Falling (The Hidden Friedman)

Tom Friedman takes a step back from his geo-green posturing and looks to the wealth of our nation--our education and communication resources--in Facts and Folly (fully available to Times Select subscribers), which concerns three bits of recent reading material:
the Bush administration's National Security Strategy for 2006, the Economic Strategy Institute's study entitled "America's Technology Future at Risk," and the Teaching Commission's "Teaching at Risk." Where the BushCo paper presupposes that we'll always be a wealthy nation, the other two studies add a touch of realism to the discussion:

The Teaching Commission notes that "our schools are only as good as their teachers," yet this "occupation that makes all others possible is eroding at its foundations." Top students are far less likely to go into teaching today; salaries are stagnant; nearly 50 percent of new teachers leave within five years. To remedy this, the commission calls for raising teachers' base pay, finding ways to reward the best teachers, raising standards for acquiring a teaching degree and testing would-be teachers, on the basis of national standards, to be certain they have mastered the subjects they will teach (theteachingcommission.org).


Meanwhile, the report by the Economic Strategy Institute, a nonpartisan think tank, is equally harrowing. It notes that while the U.S. led the world in broadband Internet access in 2000, it has now fallen to 16th place. In 2000, 40 percent of the world's telecom equipment was produced in America. That share is now 21 percent and falling. The U.S. ranks 42nd for the percentage of people with cellphones.


In an age when connectivity means productivity, when communications infrastructure is at the heart of any innovation ecosystem, these things matter for job creation and growth. The lack of ultra-high-speed networks in the U.S. "makes it impossible for U.S.-based companies to enter key new business sectors" — one reason venture capitalists are moving their R.&D. start-ups to Asia, E.S.I. noted.


"The wealth and long-term economic growth of the United States," it added, "have long depended upon technological advancement as a means of competing with our foreign rivals. ... America's emphasis has always been on achieving such high levels of productivity that it could be the low-cost producer while still paying high wages." The study offers a variety of regulatory and investment prescriptions (econstrat.org).

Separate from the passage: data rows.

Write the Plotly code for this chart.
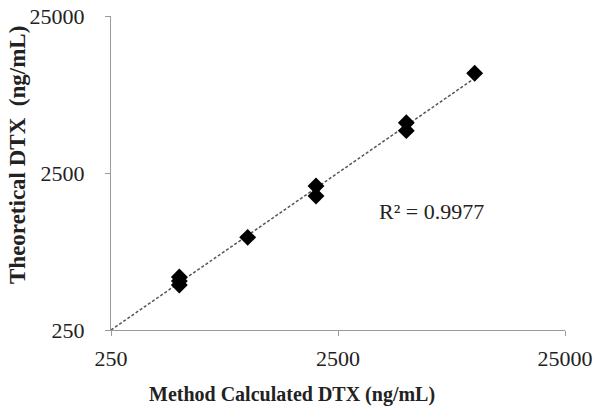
import numpy as np
import plotly.graph_objects as go

# Data
method_calc = [500, 500, 500, 1000, 2000, 2000, 5000, 5000, 10000]
theoretical = [544, 513, 484, 973, 2066, 1785, 5228, 4652, 10790]
tick_vals = [250, 2500, 25000]
tick_text = ["250", "2500", "25000"]
r2_label = "R² = 0.9977"
x_title = "Method Calculated DTX (ng/mL)"
y_title = "Theoretical DTX  (ng/mL)"

# Power-law trendline (linear fit in log-log space)
lx = np.log10(method_calc)
ly = np.log10(theoretical)
slope, intercept = np.polyfit(lx, ly, 1)
trend_x = np.array([250, max(method_calc)])
trend_y = 10 ** (intercept + slope * np.log10(trend_x))

SERIF = "Liberation Serif, Times New Roman, serif"

fig = go.Figure()
fig.add_trace(go.Scatter(
    x=trend_x, y=trend_y, mode="lines",
    line=dict(color="#555555", width=1.5, dash="3px,2px"),
    hoverinfo="skip", showlegend=False,
))
fig.add_trace(go.Scatter(
    x=method_calc, y=theoretical, mode="markers",
    marker=dict(symbol="diamond", size=13, color="black"),
    showlegend=False,
))

axis_common = dict(
    type="log",
    range=[np.log10(250), np.log10(25000)],
    tickvals=tick_vals, ticktext=tick_text,
    showgrid=False, zeroline=False,
    showline=True, linecolor="#9a9a9a", linewidth=1,
    ticks="outside", ticklen=5, tickcolor="#9a9a9a",
    tickfont=dict(family=SERIF, size=22, color="#222222"),
    automargin=False,
)
fig.update_xaxes(**axis_common, ticklabelstandoff=4)
fig.update_yaxes(**axis_common, ticklabelstandoff=16)

L, R, T, B = 111, 565, 16, 330
FW, FH = 601, 409
W, H = R - L, B - T

fig.update_layout(
    width=FW, height=FH,
    margin=dict(l=L, r=FW - R, t=T, b=FH - B),
    plot_bgcolor="white", paper_bgcolor="white",
    annotations=[
        dict(text=r2_label, showarrow=False, xref="paper", yref="paper",
             x=(431 - L) / W, y=(B - 211) / H, xanchor="center", yanchor="middle",
             font=dict(family=SERIF, size=22, color="#222222")),
        dict(text="<b>" + x_title + "</b>", showarrow=False, xref="paper", yref="paper",
             x=(292 - L) / W, y=(B - 394) / H, xanchor="center", yanchor="middle",
             font=dict(family=SERIF, size=20, color="#222222")),
        dict(text="<b>" + y_title + "</b>", showarrow=False, xref="paper", yref="paper",
             x=(17 - L) / W, y=(B - 155) / H, textangle=-90, xanchor="center", yanchor="middle",
             font=dict(family=SERIF, size=23, color="#222222")),
    ],
)

fig.write_html(
    "out.html",
    config={"displayModeBar": False},
    post_script="document.body.style.margin='0';document.documentElement.style.overflow='hidden';",
)
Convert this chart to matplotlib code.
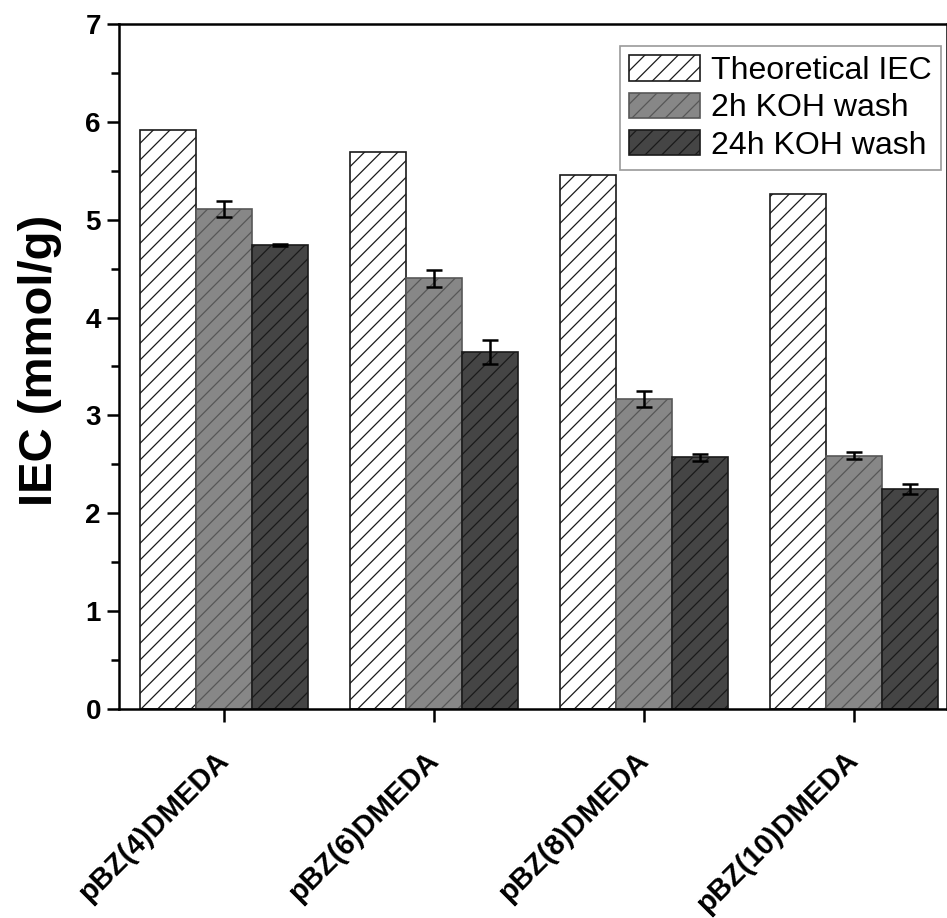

It's not surprising that the Bush strategy paper is largely silent about these educational and technological deficits, as well as about the investment we need to make in alternative fuels to end our oil addiction. Because to acknowledge these deficits is to acknowledge that we have to spend money to fix them, and the radical Bush tax cuts make that impossible. It would be one thing if we were going into debt to solve these problems that affect our underlying national strength. But we are going into debt to buy low-interest houses and more stuff made in China.